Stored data
※ ※ ※

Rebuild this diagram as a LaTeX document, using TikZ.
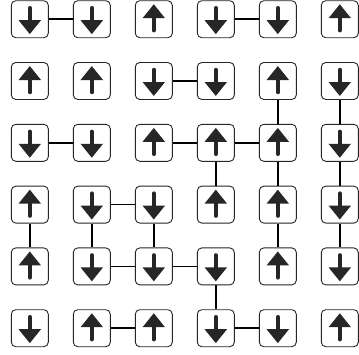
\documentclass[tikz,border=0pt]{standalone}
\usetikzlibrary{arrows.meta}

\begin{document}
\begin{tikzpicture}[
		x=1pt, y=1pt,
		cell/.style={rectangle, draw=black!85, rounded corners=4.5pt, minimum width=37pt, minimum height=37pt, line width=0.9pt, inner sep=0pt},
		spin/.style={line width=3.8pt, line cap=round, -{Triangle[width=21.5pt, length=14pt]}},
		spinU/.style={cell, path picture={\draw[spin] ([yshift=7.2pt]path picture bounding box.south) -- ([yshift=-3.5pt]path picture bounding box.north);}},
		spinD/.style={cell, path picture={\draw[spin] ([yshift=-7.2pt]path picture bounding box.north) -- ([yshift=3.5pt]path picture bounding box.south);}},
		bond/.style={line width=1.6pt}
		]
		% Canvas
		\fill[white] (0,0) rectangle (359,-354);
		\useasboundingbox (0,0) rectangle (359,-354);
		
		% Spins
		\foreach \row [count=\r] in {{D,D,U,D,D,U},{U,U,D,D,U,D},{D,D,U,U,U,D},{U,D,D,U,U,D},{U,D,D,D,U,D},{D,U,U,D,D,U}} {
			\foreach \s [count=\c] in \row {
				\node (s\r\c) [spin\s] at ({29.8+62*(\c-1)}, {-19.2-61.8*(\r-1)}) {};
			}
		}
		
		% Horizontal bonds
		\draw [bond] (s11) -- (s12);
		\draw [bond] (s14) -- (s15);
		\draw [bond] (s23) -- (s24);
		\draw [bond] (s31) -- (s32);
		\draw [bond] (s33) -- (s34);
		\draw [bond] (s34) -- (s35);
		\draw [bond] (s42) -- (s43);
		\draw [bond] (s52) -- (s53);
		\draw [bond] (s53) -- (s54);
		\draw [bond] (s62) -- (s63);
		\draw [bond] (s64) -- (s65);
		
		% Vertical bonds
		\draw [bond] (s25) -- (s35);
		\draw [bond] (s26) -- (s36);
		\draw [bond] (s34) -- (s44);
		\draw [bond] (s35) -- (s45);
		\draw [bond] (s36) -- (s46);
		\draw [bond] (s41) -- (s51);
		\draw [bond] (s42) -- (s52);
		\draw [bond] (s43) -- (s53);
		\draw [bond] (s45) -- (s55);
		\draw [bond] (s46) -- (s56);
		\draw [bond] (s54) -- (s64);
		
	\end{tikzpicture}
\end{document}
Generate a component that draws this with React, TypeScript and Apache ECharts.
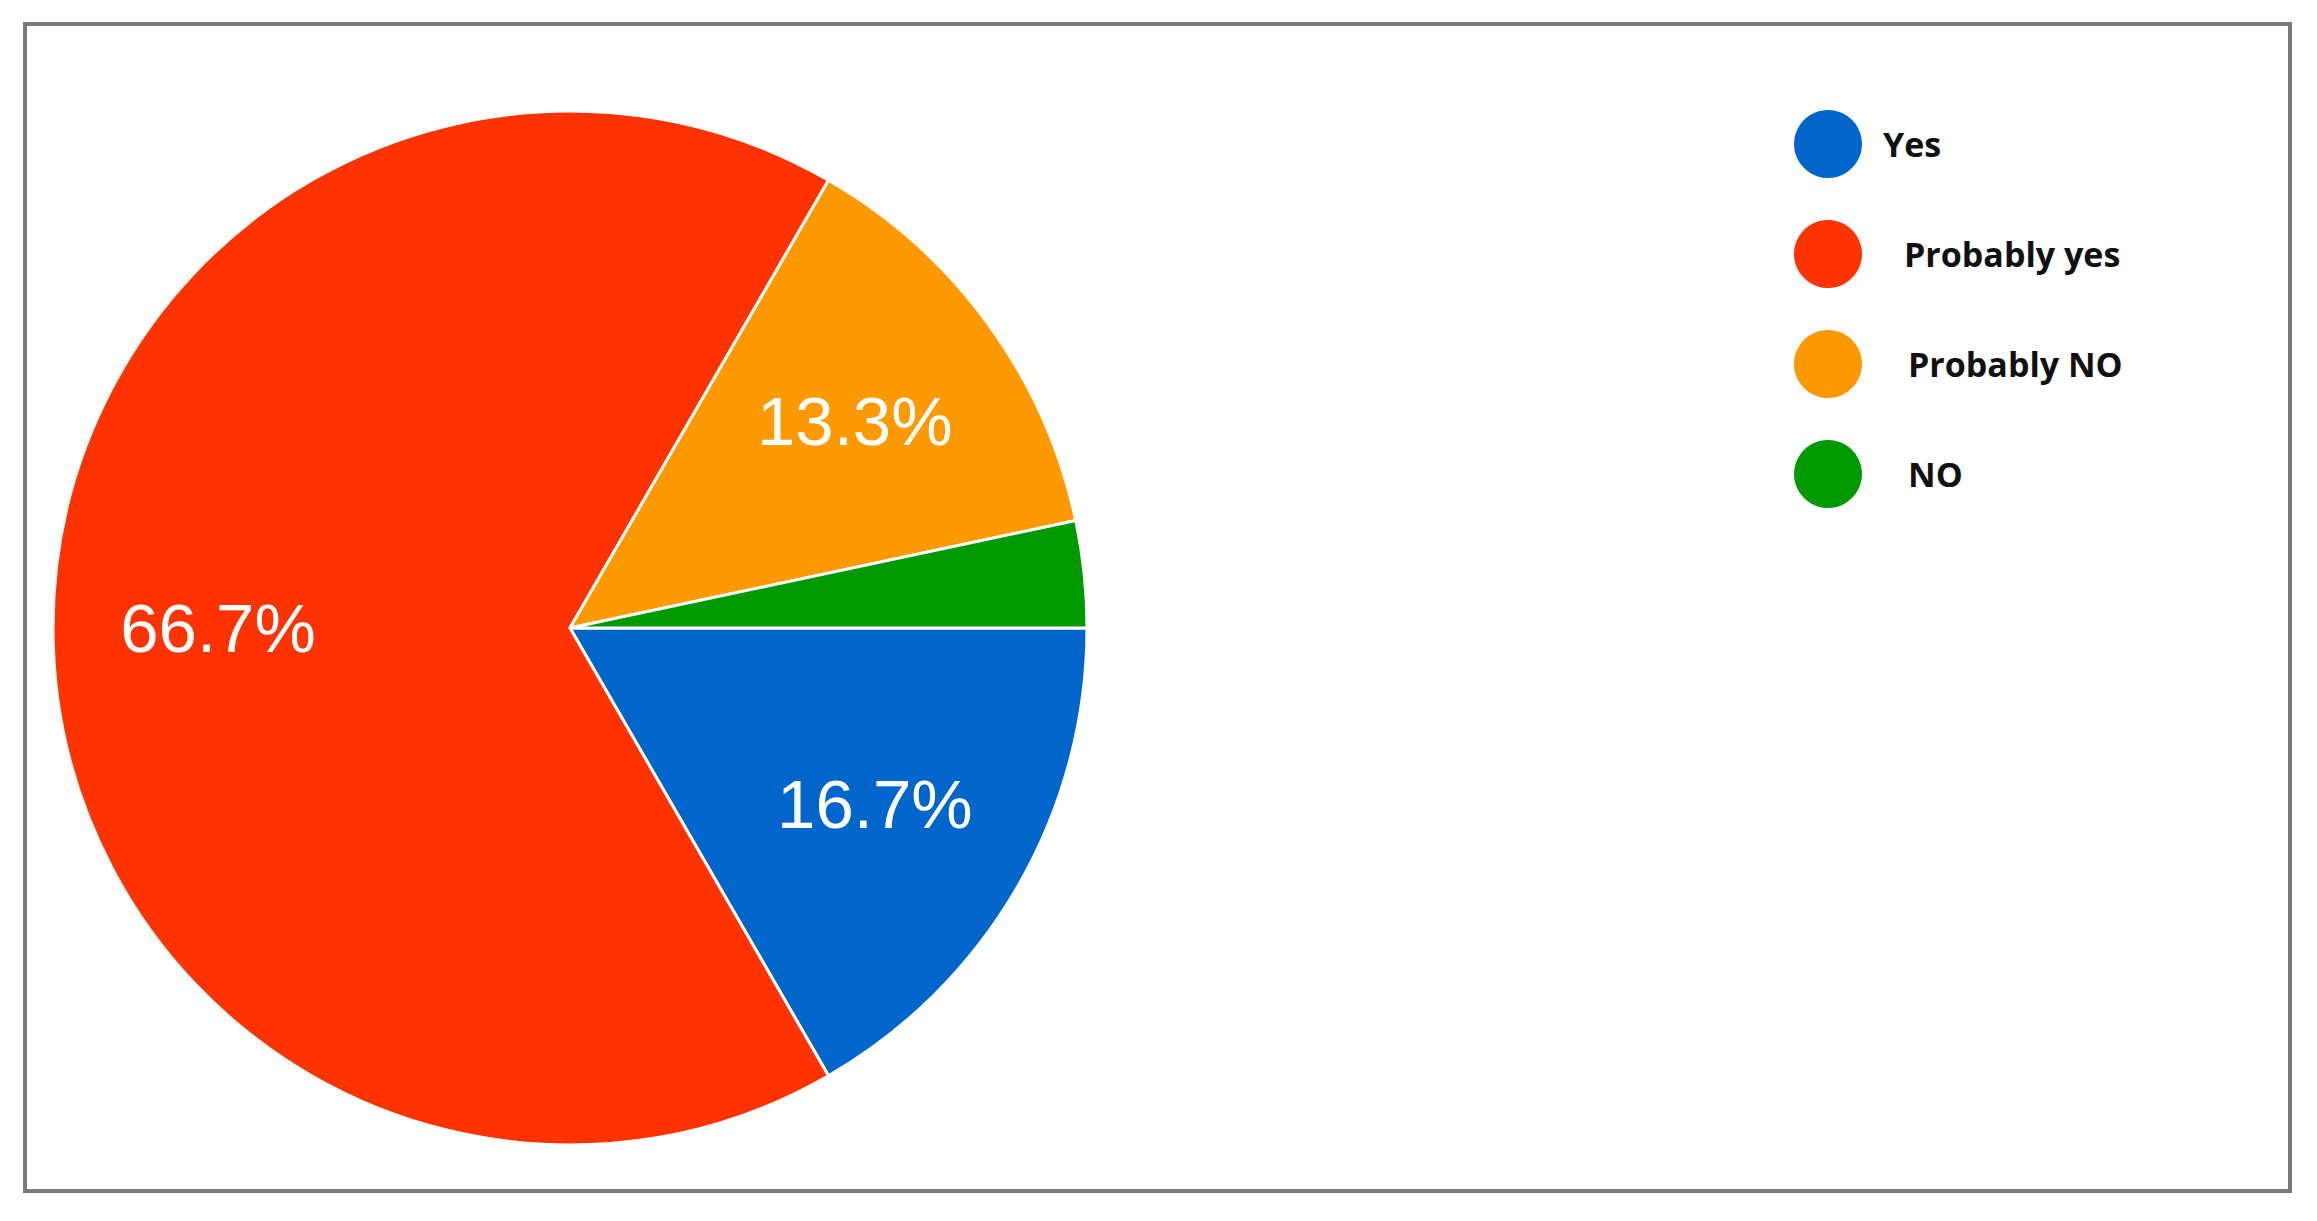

※ ※ ※

* **Exercise brief**
Above are records to transcribe exactly; leave their pictures out.

* **Complete response**
Rebuild this diagram as a LaTeX document, using TikZ.
\documentclass[tikz,border=0pt]{standalone}
\usetikzlibrary{arrows.meta}

\begin{document}
\begin{tikzpicture}[
		x=1pt, y=1pt,
		cell/.style={rectangle, draw=black!85, rounded corners=4.5pt, minimum width=37pt, minimum height=37pt, line width=0.9pt, inner sep=0pt},
		spin/.style={line width=3.8pt, line cap=round, -{Triangle[width=21.5pt, length=14pt]}},
		spinU/.style={cell, path picture={\draw[spin] ([yshift=7.2pt]path picture bounding box.south) -- ([yshift=-3.5pt]path picture bounding box.north);}},
		spinD/.style={cell, path picture={\draw[spin] ([yshift=-7.2pt]path picture bounding box.north) -- ([yshift=3.5pt]path picture bounding box.south);}},
		bond/.style={line width=1.6pt}
		]
		% Canvas
		\fill[white] (0,0) rectangle (359,-354);
		\useasboundingbox (0,0) rectangle (359,-354);
		
		% Spins
		\foreach \row [count=\r] in {{D,D,U,D,D,U},{U,U,D,D,U,D},{D,D,U,U,U,D},{U,D,D,U,U,D},{U,D,D,D,U,D},{D,U,U,D,D,U}} {
			\foreach \s [count=\c] in \row {
				\node (s\r\c) [spin\s] at ({29.8+62*(\c-1)}, {-19.2-61.8*(\r-1)}) {};
			}
		}
		
		% Horizontal bonds
		\draw [bond] (s11) -- (s12);
		\draw [bond] (s14) -- (s15);
		\draw [bond] (s23) -- (s24);
		\draw [bond] (s31) -- (s32);
		\draw [bond] (s33) -- (s34);
		\draw [bond] (s34) -- (s35);
		\draw [bond] (s42) -- (s43);
		\draw [bond] (s52) -- (s53);
		\draw [bond] (s53) -- (s54);
		\draw [bond] (s62) -- (s63);
		\draw [bond] (s64) -- (s65);
		
		% Vertical bonds
		\draw [bond] (s25) -- (s35);
		\draw [bond] (s26) -- (s36);
		\draw [bond] (s34) -- (s44);
		\draw [bond] (s35) -- (s45);
		\draw [bond] (s36) -- (s46);
		\draw [bond] (s41) -- (s51);
		\draw [bond] (s42) -- (s52);
		\draw [bond] (s43) -- (s53);
		\draw [bond] (s45) -- (s55);
		\draw [bond] (s46) -- (s56);
		\draw [bond] (s54) -- (s64);
		
	\end{tikzpicture}
\end{document}
Generate a component that draws this with React, TypeScript and Apache ECharts.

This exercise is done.